Edward Fox, OBE

English stage, film and television actor. Fox made his theatrical début in 1958 and his first film appearance was as an extra in The Loneliness of the Long Distance Runner (1962), he also had a non speaking part as a waiter in This Sportling Life (1963). Throughout the 1960s he worked mostly on stage, including a turn as Hamlet. In the late 1960s and early 1970s he established himself with roles in major British films including Oh ! What A Lovely War (1969), Battle of Britain (1969) and The Go-Between (1970). In The Go-Between, he played the part of Lord Hugh Trimingham, which later won him a BAFTA for best supporting actor. His acting ability also brought him to the attention of director Fred Zinneman who was looking for an actor who wasn’t well-known and could be believable as the assassin in the upcoming film, The Day of the Jackal. Fox won the role, beating out other contenders such as Roger Moore and Michael Caine. From then onwards, he was much sought after, appearing in such films as A Bridge Too Far (1977) as Lieutenant General Horrocks — a role he has cited as a personal favorite.and for which he won the Best Supporting Actor award at the British Academy Film Awards.

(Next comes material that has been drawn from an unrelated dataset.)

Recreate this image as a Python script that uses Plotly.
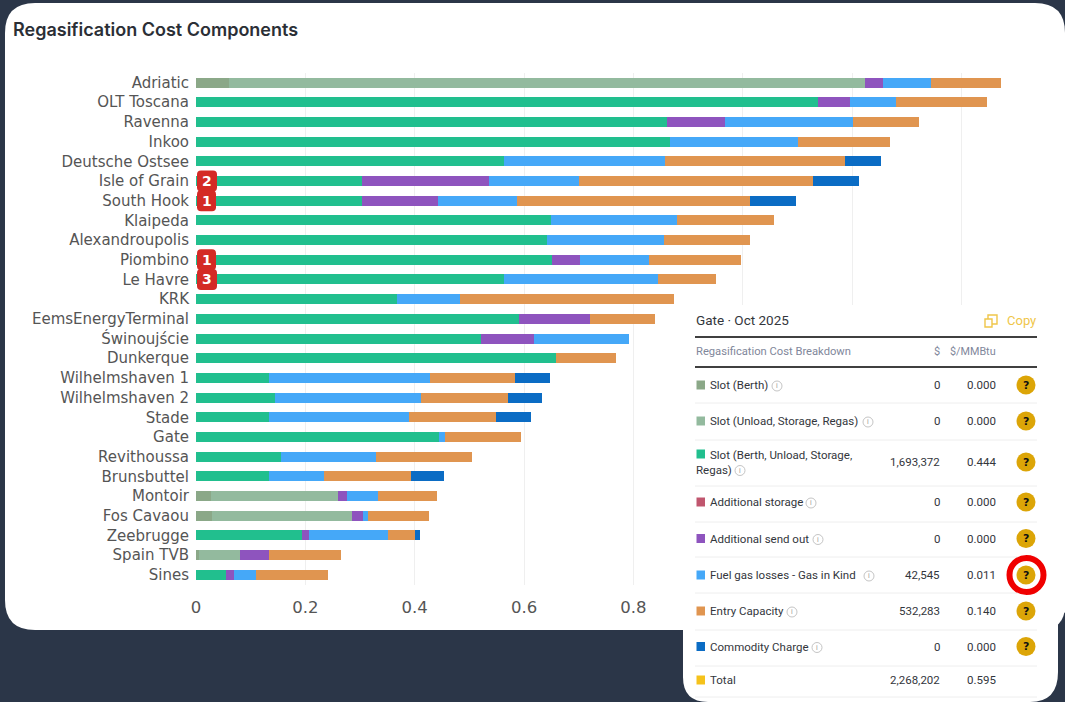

He also starred in Force 10 From Navarone (1978), with Robert Shaw and Harrison Ford. He portrayed King Edward VIII in the television drama, Edward and Mrs. Simpson (1978). In the film Gandhi (1982), Fox portrayed Brigadier-General Reginald Dyer, responsible for the Amristar Massacre in India. He then appeared as M in the unofficia James Bond film Never Say Never Again (1983), a remake of Thunderball (1965). He also appeared in The Bounty (1984), with Laurence Olivier, Wild Geese II (1985) and in The Importance of Being Earnest (2002), Nicholas Nickleby (2002), and Stage Beauty (2004). He has consolidated his reputation with regular appearances on stage in London’s West End. He was seen in Four Quartets, a set of four poems by T.S. Eliot, accompanied by the keyboard music by Johann Sebastian Bach performed by Christine Croshaw. In 2010 Fox was performing a one-man show, An Evening with Anthony Trollope, directed by Richard Digby Day. In 2003, he was made an officer of the Order of the British Empire, for his services to theatre and British cinema.